Turning to the crowd
A team of Harvard researchers suggest in a recent paper that by recruiting the crowd, this process can be done more efficiently, thus allowing tests to be more rigorous without breaking the bank.
“Crowdsourcing opens up a whole new possibility for people creating tests,” they say. “And instead of taking a semester or a year, you can do it in a weekend.”
The researchers propose a two stage process. Firstly, a pilot is undertaken with a lot of questions generated by experts that are tested out on a large pool of students. Then, a field test is performed on 1,000-2,000 students, with statistical analysis used to pick out the best questions.
Where things are interesting however, is that the first step is undertaken using a crowd selected from Mechanical Turk.

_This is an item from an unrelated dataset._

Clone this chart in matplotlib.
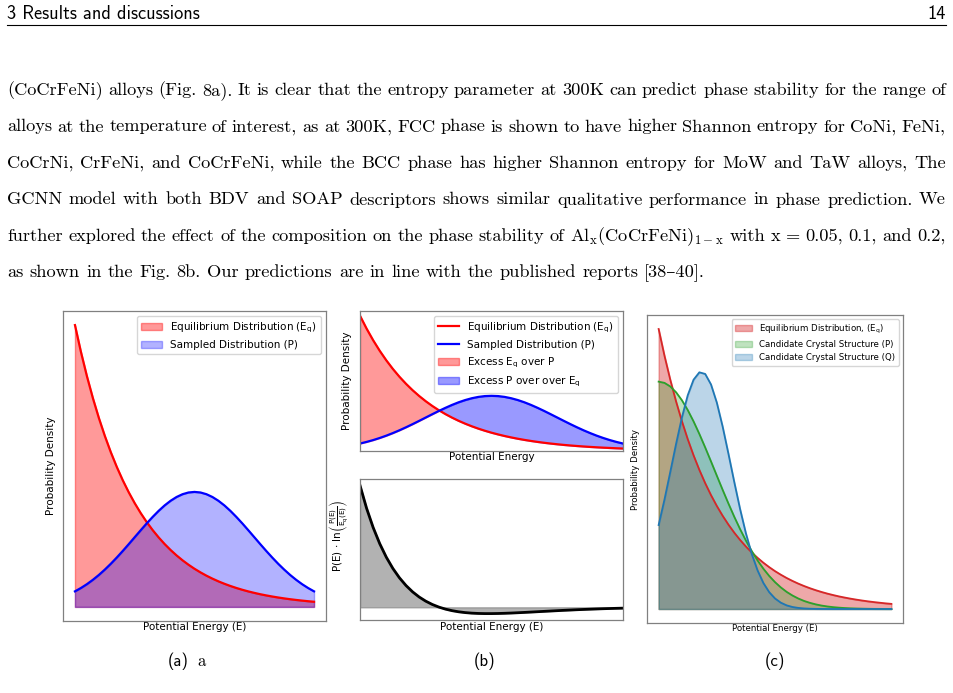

Each participant was asked to answer 25 multiple choice questions that were developed for middle-school science students.
In total, 110 questions were examined using both the traditional method and the crowdsourced alternative, with the results then compared to test the effectiveness of each approach.
Passing the test
The results revealed that both the crowd and the sample of real students produced a similar pool of ‘best of breed’ questions. Whilst the researchers point out that the crowd should not be considered a replacement for testing with actual students, it could nonetheless be a useful early step in the process to allow a quick and effective analysis of questions to be undertaken.
“The key to creating good standardized tests isn’t the expert crafting of every test question at the outset, but uncovering the gems hidden in a much larger pile of ordinary rocks,” the researchers say. “Crowdsourcing, coupled with using commercially available test-analysis software, can now easily identify promising candidates for those needle-in-a-haystack items.”
Suffice to say, this isn’t a common approach at the moment, but the researchers are confident that it could have a number of applications.